Growing up in LA, I played freelance gigs whenever I could squeeze them in between classwork. One I particularly enjoyed was the Asian Philharmonic Society, where I was a member of their all-anglo percussion section. One of my fellow players was a student in my teacher’s studio at CalState LA. She was quiet, serious, and wore black combat boots, and when she said she had a band, I was expecting something like Sonic Youth.
But in the late 80s, drummers who wanted to make a living weren’t playing art rock, they were playing hair metal. My friend hit the stage with hair and makeup that would have fit right in at a Poison concert.
Having seen so many talented friends struggle to make a living in music, I don’t blame anyone for trying to get whatever edge they can, even if that means playing in an all-girl hair metal band with a lead flute—which, for the record, was every bit as bad an idea as it sounds.
Hair metal is such an obvious target of derision, there’s hardly any point in attacking it. I’m mostly just disappointed. The bands who made hair metal should have been great: they practiced a lot; they liked The Rolling Stones, The Ramones, The Clash, The Damned, Wire.

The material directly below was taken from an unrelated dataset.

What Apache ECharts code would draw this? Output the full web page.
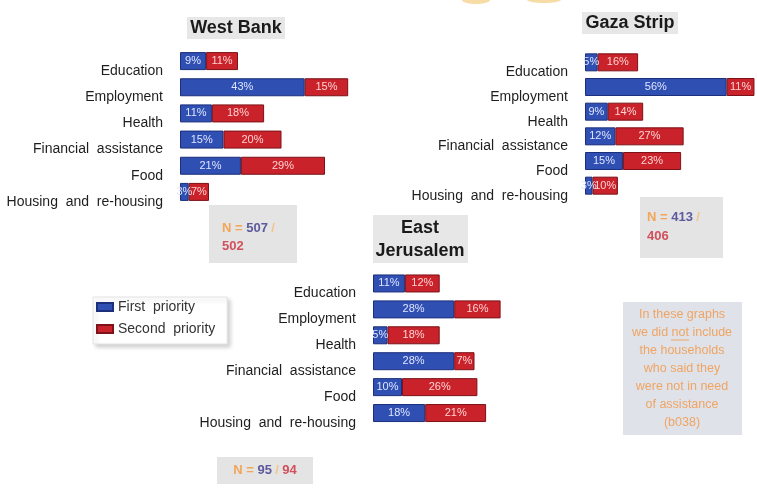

A group of misfits and outcasts like that should have produced LA’s answer to the New York Dolls.
Instead, we got crap like Mötley Crüe and Warrant. In fairness, they sold truckloads of records, which they promptly converted to truckloads of drugs. Say what you want about hair metal bands, the hedonism and debauchery they sang about was no affectation.

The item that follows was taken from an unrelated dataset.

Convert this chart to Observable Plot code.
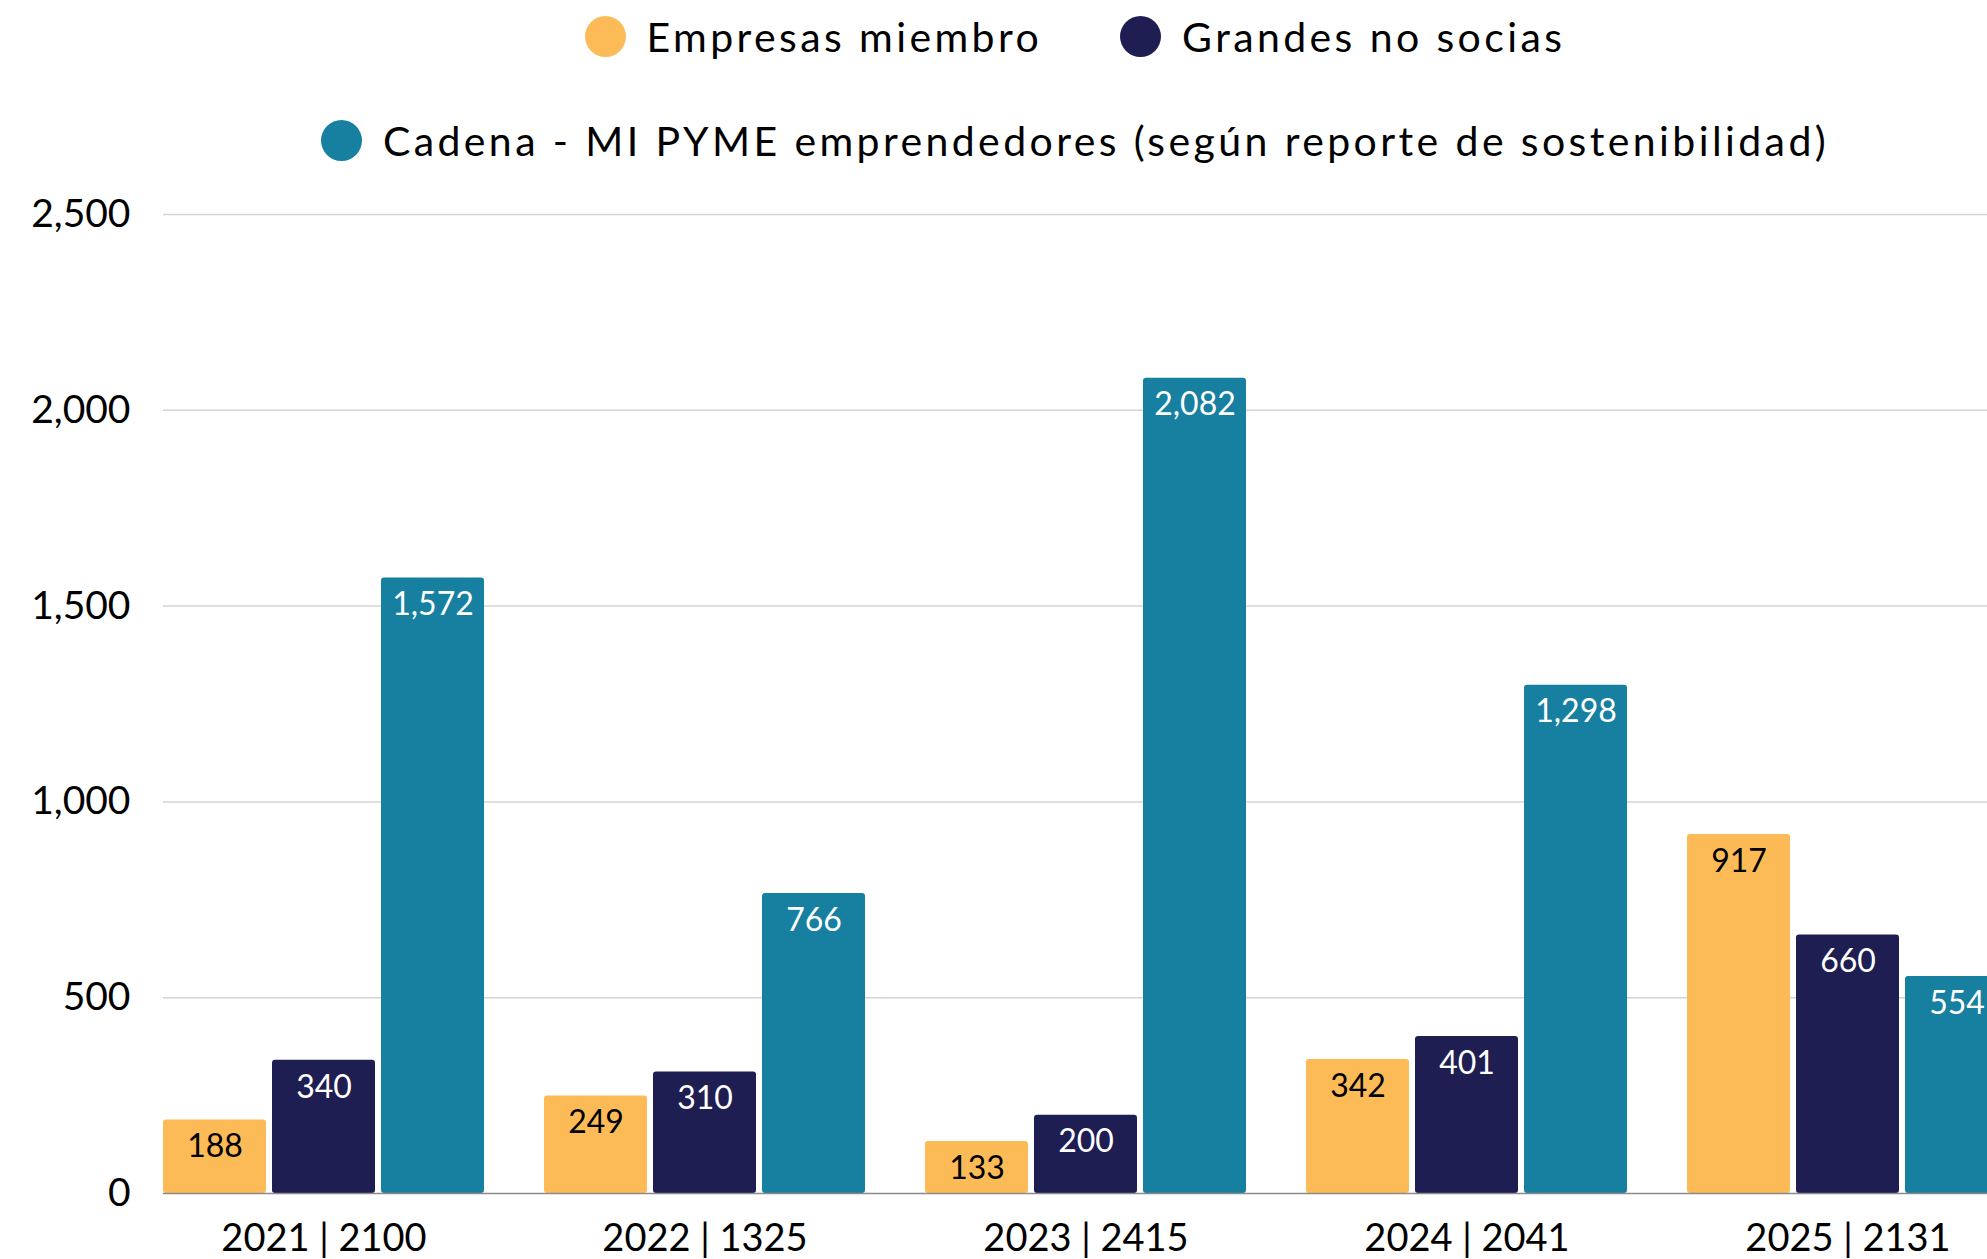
<!DOCTYPE html>
<html><head><meta charset="utf-8">
<script src="https://cdn.jsdelivr.net/npm/d3@7"></script>
<script src="https://cdn.jsdelivr.net/npm/@observablehq/plot@0.6"></script>
<style>
html,body{margin:0;padding:0;background:#fff;font-family:Lato,sans-serif;color:#000;overflow:hidden;}
#legend{position:relative;width:1987px;height:170px;}
.row{position:absolute;left:163px;right:0;height:0;display:flex;justify-content:center;align-items:center;font-size:41px;letter-spacing:3.4px;white-space:nowrap;}
.item{display:flex;align-items:center;margin:0 39px;}
.sw{width:41px;height:41px;border-radius:50%;margin-right:21px;flex:none;}
</style></head>
<body>
<div id="legend"></div>
<div id="chart"></div>
<script>
const years = ["2021 | 2100", "2022 | 1325", "2023 | 2415", "2024 | 2041", "2025 | 2131"];
const series = ["Empresas miembro", "Grandes no socias", "Cadena - MI PYME emprendedores (según reporte de sostenibilidad)"];
const empresas = [188, 249, 133, 342, 917];
const grandes = [340, 310, 200, 401, 660];
const cadena = [1572, 766, 2082, 1298, 554];
const colors = ["#FDBB58", "#1F1E52", "#1780A0"];
const labelColors = ["#000000", "#ffffff", "#ffffff"];
const yTicks = [0, 500, 1000, 1500, 2000, 2500];
const legendRows = [[0, 1], [2]];

const values = [empresas, grandes, cadena];
const rows = years.flatMap((year, i) => series.map((s, j) => ({year, series: s, value: values[j][i], label: labelColors[j]})));
const grid = years.flatMap(year => yTicks.map(v => ({year, v})));

// legend
const legend = document.getElementById("legend");
legendRows.forEach((r, k) => {
  const row = document.createElement("div");
  row.className = "row";
  row.style.top = (k === 0 ? 36 : 140) + "px";
  r.forEach(j => {
    const it = document.createElement("div");
    it.className = "item";
    const sw = document.createElement("span");
    sw.className = "sw";
    sw.style.background = colors[j];
    it.appendChild(sw);
    it.appendChild(document.createTextNode(series[j]));
    row.appendChild(it);
  });
  legend.appendChild(row);
});

const fmt = d3.format(",");
const gap = 30;
const first = d => d.year === years[0];
const rest = d => d.year !== years[0];
const chart = Plot.plot({
  width: 1987,
  height: 1089,
  marginLeft: 163,
  marginRight: -21,
  marginTop: 44,
  marginBottom: 66,
  style: {fontFamily: "Lato, sans-serif", overflow: "hidden", background: "white", color: "black"},
  fx: {domain: years, paddingInner: 60 / 381, paddingOuter: 0, round: false, axis: null, label: null},
  x: {domain: series, paddingInner: 6 / 109, paddingOuter: 0, round: false, axis: null},
  y: {domain: [0, 2500], axis: null},
  color: {domain: series, range: colors},
  marks: [
    Plot.ruleY(grid, {filter: d => first(d) && d.v > 0, fx: "year", y: "v", stroke: "#d4d4d4", strokeWidth: 1.5, insetRight: -gap}),
    Plot.ruleY(grid, {filter: d => rest(d) && d.v > 0, fx: "year", y: "v", stroke: "#d4d4d4", strokeWidth: 1.5, insetLeft: -gap, insetRight: -gap}),
    Plot.barY(rows, {fx: "year", x: "series", y: "value", fill: "series", rx: 3}),
    Plot.ruleY(grid, {filter: d => first(d) && d.v === 0, fx: "year", y: "v", stroke: "#8a8a8a", strokeWidth: 1.5, insetRight: -gap}),
    Plot.ruleY(grid, {filter: d => rest(d) && d.v === 0, fx: "year", y: "v", stroke: "#8a8a8a", strokeWidth: 1.5, insetLeft: -gap, insetRight: -gap}),
    Plot.text(rows, {fx: "year", x: "series", y: "value", text: d => fmt(d.value), fill: "label", dy: 27, fontSize: 32}),
    Plot.axisY({ticks: yTicks, tickFormat: fmt, tickSize: 0, tickPadding: 33, fontSize: 39, label: null}),
    Plot.axisFx({anchor: "bottom", tickSize: 0, tickPadding: 31, fontSize: 38, label: null})
  ]
});
document.getElementById("chart").appendChild(chart);
</script>
</body></html>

The only band that really delivered on the promise was Guns N’ Roses (the unconventional apostrophe replacing the more metal-inflected umlaut that had been a mainstay of ersatz-heavy band names since Blue Öyster Cult in the late 60s). About bloody time.
On a clandestine late-night MTV binge, I heard Welcome To the Jungle for the first time. Finally, here was music that gave the (vicarious) transgressive thrill that had been missing from hair metal all along.
The drum parts were also unbelievably easy, which meant that when my friends and I covered Sweet Child O’ Mine in our rock band, I could get swept up in the show as much as my friends in the audience.